State the number of lines that include the string "with", and write nothing else.

## MATERIALS PROVIDED
[BEGIN]

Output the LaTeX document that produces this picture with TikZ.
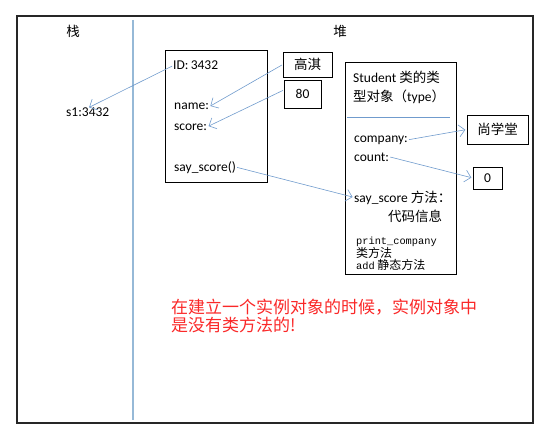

[END]
[BEGIN]

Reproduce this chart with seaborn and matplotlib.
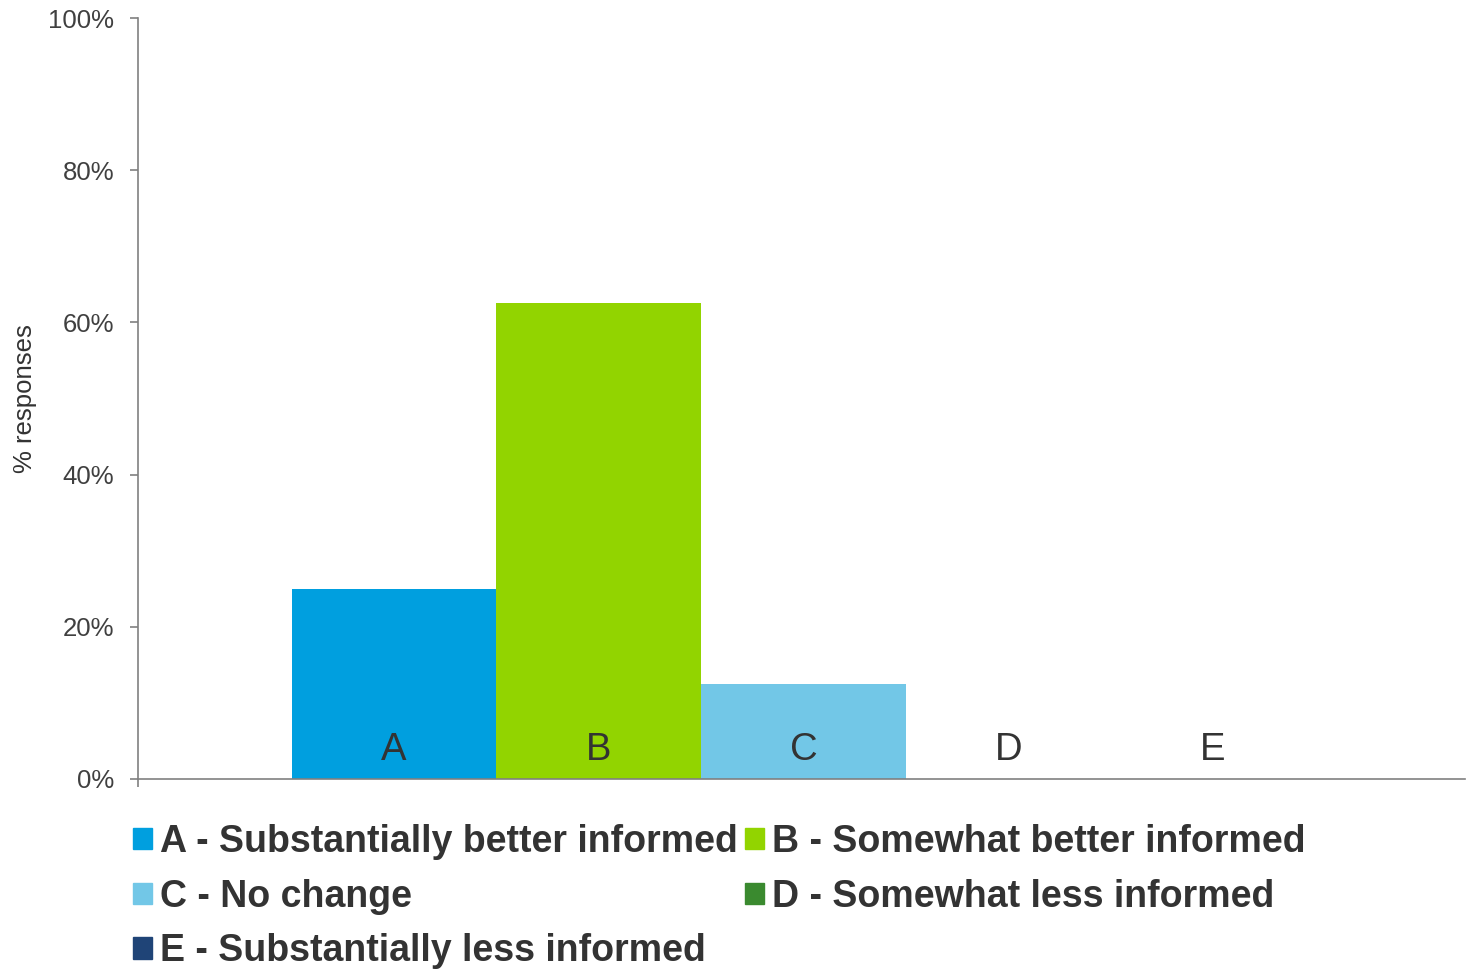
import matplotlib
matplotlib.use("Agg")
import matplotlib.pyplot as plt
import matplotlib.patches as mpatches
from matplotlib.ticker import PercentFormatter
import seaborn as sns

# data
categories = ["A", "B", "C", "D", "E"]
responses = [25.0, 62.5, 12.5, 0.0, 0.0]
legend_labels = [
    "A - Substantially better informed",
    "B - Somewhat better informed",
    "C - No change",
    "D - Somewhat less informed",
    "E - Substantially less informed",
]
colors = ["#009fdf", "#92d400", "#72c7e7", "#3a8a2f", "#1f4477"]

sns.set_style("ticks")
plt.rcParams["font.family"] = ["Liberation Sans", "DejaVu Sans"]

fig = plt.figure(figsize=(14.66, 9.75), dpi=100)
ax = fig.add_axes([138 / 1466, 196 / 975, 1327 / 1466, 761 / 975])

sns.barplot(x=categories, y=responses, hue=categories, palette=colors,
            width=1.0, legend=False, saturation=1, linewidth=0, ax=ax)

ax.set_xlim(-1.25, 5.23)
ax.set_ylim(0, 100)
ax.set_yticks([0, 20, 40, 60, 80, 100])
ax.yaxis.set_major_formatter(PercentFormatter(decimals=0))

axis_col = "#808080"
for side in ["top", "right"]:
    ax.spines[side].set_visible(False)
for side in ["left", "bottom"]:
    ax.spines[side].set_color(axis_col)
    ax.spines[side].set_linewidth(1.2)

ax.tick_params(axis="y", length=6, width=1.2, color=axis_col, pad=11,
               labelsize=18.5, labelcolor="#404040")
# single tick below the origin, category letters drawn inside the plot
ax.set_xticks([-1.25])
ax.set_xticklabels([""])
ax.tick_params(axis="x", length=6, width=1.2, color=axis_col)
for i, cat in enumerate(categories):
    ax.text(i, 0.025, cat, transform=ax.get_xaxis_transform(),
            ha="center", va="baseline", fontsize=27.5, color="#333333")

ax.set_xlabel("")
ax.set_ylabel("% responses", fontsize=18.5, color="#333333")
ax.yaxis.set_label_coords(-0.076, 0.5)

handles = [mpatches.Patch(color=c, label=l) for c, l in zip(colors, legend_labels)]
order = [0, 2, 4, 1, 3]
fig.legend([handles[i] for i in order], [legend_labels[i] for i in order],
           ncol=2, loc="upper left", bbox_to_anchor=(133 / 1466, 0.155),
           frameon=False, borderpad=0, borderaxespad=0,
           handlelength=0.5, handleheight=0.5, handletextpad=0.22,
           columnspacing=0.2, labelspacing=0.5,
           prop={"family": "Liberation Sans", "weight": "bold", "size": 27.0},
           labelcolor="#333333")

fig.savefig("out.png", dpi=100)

[END]

## RESULT
2